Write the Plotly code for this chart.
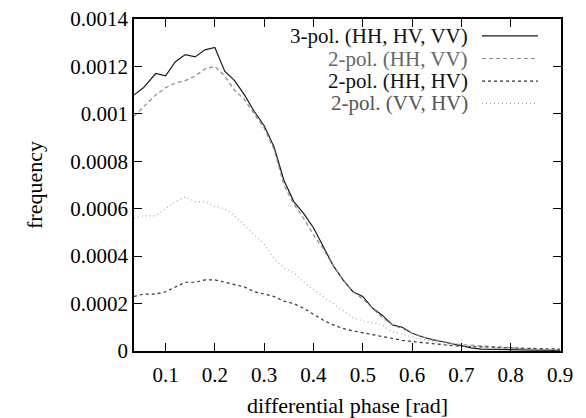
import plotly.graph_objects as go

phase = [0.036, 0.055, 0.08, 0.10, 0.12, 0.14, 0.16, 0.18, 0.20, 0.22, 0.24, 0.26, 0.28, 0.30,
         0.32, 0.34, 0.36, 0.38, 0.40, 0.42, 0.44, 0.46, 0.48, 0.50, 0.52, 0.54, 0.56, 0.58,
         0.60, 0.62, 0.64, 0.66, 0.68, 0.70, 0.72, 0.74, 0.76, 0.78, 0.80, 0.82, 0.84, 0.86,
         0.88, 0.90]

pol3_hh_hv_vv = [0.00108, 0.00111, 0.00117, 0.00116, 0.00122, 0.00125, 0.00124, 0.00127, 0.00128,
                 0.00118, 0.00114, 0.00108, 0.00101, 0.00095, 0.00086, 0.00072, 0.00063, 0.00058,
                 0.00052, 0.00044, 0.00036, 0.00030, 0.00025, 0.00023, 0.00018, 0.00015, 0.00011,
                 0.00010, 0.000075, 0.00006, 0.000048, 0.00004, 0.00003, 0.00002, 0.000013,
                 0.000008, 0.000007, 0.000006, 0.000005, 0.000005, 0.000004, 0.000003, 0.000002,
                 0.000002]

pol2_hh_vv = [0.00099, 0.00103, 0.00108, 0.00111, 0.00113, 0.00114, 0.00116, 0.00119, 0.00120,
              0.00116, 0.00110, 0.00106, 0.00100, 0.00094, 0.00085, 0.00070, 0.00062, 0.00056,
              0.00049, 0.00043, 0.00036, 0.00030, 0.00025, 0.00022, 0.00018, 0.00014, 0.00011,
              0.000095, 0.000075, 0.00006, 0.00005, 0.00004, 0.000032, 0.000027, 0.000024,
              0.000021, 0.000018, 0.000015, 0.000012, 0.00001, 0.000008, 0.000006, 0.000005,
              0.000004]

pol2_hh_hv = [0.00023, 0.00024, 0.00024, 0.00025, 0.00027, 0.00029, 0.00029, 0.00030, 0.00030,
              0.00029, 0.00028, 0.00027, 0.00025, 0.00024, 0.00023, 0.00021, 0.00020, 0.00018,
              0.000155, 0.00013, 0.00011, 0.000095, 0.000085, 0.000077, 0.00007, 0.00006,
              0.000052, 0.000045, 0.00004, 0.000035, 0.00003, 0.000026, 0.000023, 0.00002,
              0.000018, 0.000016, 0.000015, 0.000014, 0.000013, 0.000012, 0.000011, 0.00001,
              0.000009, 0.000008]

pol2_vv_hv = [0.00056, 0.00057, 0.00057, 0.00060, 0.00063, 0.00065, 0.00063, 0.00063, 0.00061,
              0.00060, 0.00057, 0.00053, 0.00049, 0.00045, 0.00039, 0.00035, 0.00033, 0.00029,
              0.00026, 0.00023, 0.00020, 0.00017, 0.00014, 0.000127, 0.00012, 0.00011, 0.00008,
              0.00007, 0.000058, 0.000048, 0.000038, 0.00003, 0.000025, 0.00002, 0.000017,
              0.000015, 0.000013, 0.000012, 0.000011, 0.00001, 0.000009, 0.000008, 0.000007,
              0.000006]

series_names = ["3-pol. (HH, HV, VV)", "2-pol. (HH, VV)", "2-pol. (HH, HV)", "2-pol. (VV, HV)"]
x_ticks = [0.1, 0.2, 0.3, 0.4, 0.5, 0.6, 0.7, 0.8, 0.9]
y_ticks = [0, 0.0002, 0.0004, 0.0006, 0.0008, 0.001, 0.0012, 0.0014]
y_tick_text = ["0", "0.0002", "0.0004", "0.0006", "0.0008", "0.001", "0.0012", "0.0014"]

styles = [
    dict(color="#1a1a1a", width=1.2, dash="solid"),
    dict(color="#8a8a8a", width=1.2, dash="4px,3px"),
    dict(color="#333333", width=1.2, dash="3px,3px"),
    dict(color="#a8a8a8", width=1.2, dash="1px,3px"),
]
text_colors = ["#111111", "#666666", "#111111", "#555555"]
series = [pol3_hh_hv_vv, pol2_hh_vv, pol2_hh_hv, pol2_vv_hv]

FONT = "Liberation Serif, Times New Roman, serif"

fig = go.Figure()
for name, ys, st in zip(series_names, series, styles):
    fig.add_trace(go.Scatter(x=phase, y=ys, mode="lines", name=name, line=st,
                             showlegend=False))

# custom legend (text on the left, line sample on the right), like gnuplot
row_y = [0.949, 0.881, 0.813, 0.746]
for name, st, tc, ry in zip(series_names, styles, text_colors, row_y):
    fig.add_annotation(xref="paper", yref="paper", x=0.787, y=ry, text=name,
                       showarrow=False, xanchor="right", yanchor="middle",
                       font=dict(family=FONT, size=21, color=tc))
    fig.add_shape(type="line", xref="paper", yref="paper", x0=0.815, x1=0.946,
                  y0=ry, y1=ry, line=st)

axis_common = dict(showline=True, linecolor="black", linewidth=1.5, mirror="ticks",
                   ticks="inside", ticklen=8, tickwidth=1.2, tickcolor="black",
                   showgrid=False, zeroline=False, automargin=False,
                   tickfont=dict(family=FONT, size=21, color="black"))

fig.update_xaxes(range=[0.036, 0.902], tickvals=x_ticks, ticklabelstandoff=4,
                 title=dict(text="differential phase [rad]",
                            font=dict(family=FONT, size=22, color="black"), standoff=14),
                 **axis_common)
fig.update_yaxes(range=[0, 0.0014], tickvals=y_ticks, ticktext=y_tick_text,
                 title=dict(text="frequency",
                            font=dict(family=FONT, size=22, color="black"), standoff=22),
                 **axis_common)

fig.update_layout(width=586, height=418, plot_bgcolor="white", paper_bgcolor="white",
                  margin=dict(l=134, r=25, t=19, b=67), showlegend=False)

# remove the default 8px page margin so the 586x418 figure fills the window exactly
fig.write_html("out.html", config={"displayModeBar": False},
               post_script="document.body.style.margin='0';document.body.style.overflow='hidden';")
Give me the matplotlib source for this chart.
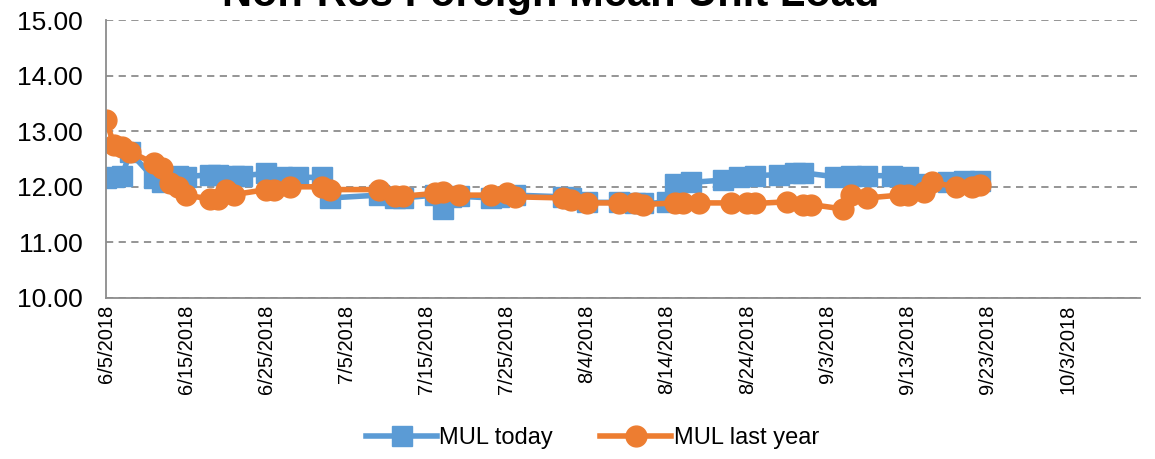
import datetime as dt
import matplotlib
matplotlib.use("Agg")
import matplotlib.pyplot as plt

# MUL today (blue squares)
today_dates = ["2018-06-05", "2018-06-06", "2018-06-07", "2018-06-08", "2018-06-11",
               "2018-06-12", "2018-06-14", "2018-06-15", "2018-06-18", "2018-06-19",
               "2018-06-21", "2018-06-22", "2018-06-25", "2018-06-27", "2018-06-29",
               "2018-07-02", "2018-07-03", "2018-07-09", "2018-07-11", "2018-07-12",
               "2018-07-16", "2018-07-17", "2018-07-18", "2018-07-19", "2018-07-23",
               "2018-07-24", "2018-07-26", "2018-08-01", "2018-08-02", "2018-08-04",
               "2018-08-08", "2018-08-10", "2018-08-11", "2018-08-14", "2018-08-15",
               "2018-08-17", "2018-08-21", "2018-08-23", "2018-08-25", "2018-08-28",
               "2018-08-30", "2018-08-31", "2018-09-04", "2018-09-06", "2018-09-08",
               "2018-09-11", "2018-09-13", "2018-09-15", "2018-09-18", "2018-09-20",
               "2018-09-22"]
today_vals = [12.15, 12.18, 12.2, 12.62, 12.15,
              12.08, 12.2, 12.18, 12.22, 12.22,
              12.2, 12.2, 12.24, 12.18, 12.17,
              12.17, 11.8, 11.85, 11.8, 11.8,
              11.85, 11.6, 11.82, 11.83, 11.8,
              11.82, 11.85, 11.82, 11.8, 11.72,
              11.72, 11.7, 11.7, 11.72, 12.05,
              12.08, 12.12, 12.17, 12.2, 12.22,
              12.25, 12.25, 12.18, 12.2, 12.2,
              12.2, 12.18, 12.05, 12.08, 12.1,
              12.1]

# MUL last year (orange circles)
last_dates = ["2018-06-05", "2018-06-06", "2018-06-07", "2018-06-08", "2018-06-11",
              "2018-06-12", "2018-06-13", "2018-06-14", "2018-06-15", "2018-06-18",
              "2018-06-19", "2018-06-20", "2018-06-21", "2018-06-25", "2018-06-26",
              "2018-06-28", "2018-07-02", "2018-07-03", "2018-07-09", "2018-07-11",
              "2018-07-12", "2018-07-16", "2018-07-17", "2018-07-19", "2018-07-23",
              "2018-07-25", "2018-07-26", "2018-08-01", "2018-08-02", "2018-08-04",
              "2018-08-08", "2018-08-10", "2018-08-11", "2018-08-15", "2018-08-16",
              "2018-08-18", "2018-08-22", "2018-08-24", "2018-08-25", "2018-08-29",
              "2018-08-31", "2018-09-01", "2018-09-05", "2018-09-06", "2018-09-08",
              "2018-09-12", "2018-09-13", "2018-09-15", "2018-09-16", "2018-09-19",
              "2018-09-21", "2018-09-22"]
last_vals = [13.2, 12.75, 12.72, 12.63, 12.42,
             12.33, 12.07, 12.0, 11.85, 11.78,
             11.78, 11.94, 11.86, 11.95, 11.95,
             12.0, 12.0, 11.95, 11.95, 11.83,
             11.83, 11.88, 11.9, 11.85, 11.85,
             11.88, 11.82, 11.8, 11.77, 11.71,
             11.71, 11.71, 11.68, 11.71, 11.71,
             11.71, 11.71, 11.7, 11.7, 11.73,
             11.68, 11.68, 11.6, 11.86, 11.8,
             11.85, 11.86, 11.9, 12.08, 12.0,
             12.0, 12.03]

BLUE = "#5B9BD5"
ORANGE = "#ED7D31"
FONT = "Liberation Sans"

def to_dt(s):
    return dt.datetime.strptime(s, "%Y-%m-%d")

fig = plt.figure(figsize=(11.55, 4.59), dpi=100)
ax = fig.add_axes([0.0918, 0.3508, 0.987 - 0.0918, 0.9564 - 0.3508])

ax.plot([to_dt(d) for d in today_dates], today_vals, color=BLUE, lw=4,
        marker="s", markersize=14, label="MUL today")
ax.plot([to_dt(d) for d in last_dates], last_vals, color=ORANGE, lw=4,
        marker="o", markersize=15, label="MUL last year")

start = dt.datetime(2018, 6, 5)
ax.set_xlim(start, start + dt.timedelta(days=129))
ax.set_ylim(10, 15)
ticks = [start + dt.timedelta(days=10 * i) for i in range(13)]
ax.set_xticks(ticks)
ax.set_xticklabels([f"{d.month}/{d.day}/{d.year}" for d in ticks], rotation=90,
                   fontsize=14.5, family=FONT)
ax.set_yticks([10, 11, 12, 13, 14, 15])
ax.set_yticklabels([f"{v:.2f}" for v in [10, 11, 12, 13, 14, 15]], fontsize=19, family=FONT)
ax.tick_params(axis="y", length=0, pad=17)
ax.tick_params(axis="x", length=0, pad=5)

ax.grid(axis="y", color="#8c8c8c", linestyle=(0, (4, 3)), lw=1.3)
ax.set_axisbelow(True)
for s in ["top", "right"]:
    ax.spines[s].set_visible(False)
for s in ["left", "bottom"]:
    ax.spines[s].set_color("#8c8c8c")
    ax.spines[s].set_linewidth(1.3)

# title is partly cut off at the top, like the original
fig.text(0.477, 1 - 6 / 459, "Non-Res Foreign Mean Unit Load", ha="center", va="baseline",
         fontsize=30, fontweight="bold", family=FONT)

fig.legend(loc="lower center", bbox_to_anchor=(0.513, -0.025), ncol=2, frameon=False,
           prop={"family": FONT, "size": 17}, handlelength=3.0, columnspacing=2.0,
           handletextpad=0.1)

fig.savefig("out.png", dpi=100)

WHAT TO DO: Repeat the listing above exactly from its first line to the line containing "0.88, 0.90]", both included, and omit the pictures.

ANSWER TO THE PROBLEM:
Write the Plotly code for this chart.
import plotly.graph_objects as go

phase = [0.036, 0.055, 0.08, 0.10, 0.12, 0.14, 0.16, 0.18, 0.20, 0.22, 0.24, 0.26, 0.28, 0.30,
         0.32, 0.34, 0.36, 0.38, 0.40, 0.42, 0.44, 0.46, 0.48, 0.50, 0.52, 0.54, 0.56, 0.58,
         0.60, 0.62, 0.64, 0.66, 0.68, 0.70, 0.72, 0.74, 0.76, 0.78, 0.80, 0.82, 0.84, 0.86,
         0.88, 0.90]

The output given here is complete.